In its joint annual newspaper commentary to open the new year, North Korea yesterday called for an end to hostile relations with the United States and insisted on building a “nuclear-free” Korean Peninsula through dialogue.

The stance represented a decidedly different tone from a year ago, when the North slammed South Korea for escalating tension.

In an editorial published in three newspapers representing the ruling Workers’ Party, the North Korean military and its youth militia, North Korea did not issue any threat or offer criticism of South Korea.

Instead, the North called for a peaceful peninsula.

“It is the consistent stand of the DPRK to establish lasting peace on the Korean Peninsula and make it nuclear-free through dialogue and negotiations,” the editorial read, referring to North Korea by its official name. “Unshakable is our stand that we will improve north-south relations and open the way for national reunification”

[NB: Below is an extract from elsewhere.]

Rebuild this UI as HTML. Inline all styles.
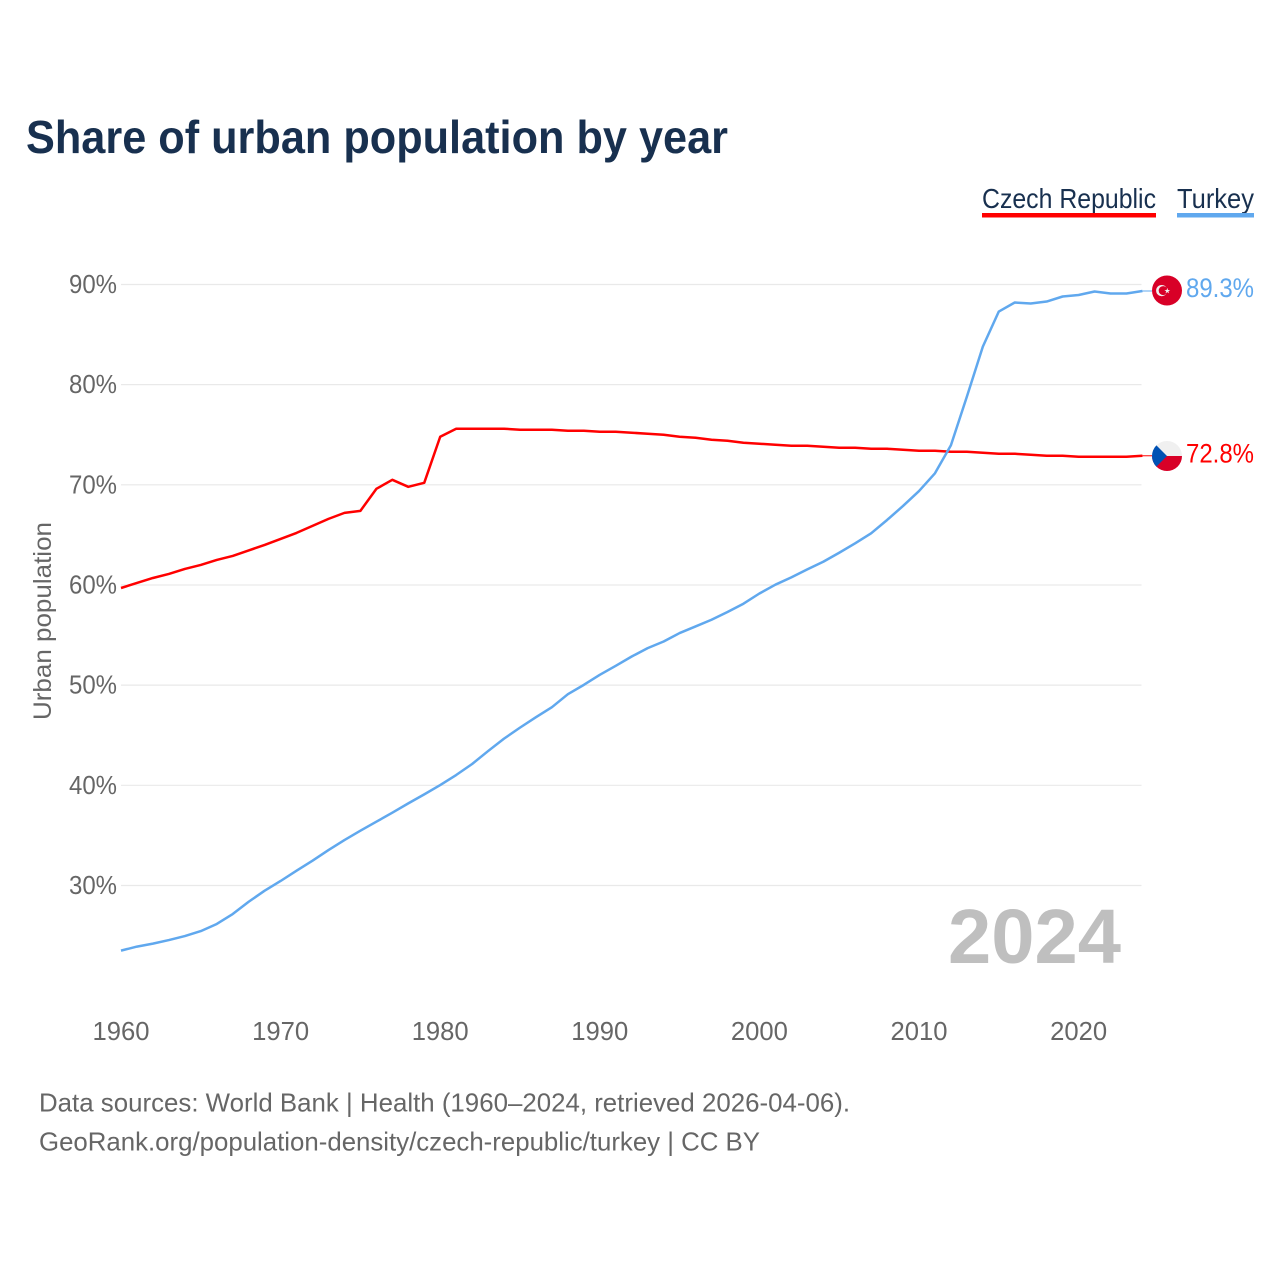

The editorial, published at the beginning of each year, provides a glimpse into the North’s policies for the given year, and is closely monitored by the South.

North Korea also said it was committed to improving its relations with the United States. The editorial read, “The fundamental task for ensuring peace and stability on the Korean Peninsula and in the rest of Asia is to put an end to the hostile relationship between the DPRK and the USA.”

The North has previously justified its nuclear arms possession as a deterrent against U.S. threats.

The South Korean government seemed to take this year’s editorial with a grain of salt. A government official said that while the absence of criticism toward the South is a positive sign, the North has been traveling on a similar path since August.

He was referring to a time when the North offered to resume suspended tourism to Mount Kumgang and agreed to host reunions of separated families. Pyongyang, however, has mixed its soft posturing with a naval provocation in November and new military threats in December.

“It’s difficult to find things that can be interpreted as a step toward sincere dialogue and new inter-Korean relations, which are what South Korea wants,” the official said. “Rather than taking an optimistic view, we should keep a close eye on any change to the North’s attitude on South Korea in the near future.”

Conspicuous by its absence for the second straight year was the North’s demand for the withdrawal of the U.S. forces in South Korea and for the termination of the U.S.-South Korea joint military exercises. In fact, military-related issues took a backseat to the economy. In the past two years, the North’s political ideology and national defense overshadowed the economy.

North Korea has set out to become a prosperous economy by the year 2012, and this year would be a crucial one for Pyongyang to establish a foundation for economic growth. It carried out its first currency revaluation in 17 years in November to control inflation and to reassert the state’s stranglehold on the economy.

Military officials in Seoul, however, warned that the North will continue to issue threats and provocations and that a certain degree of tension will remain.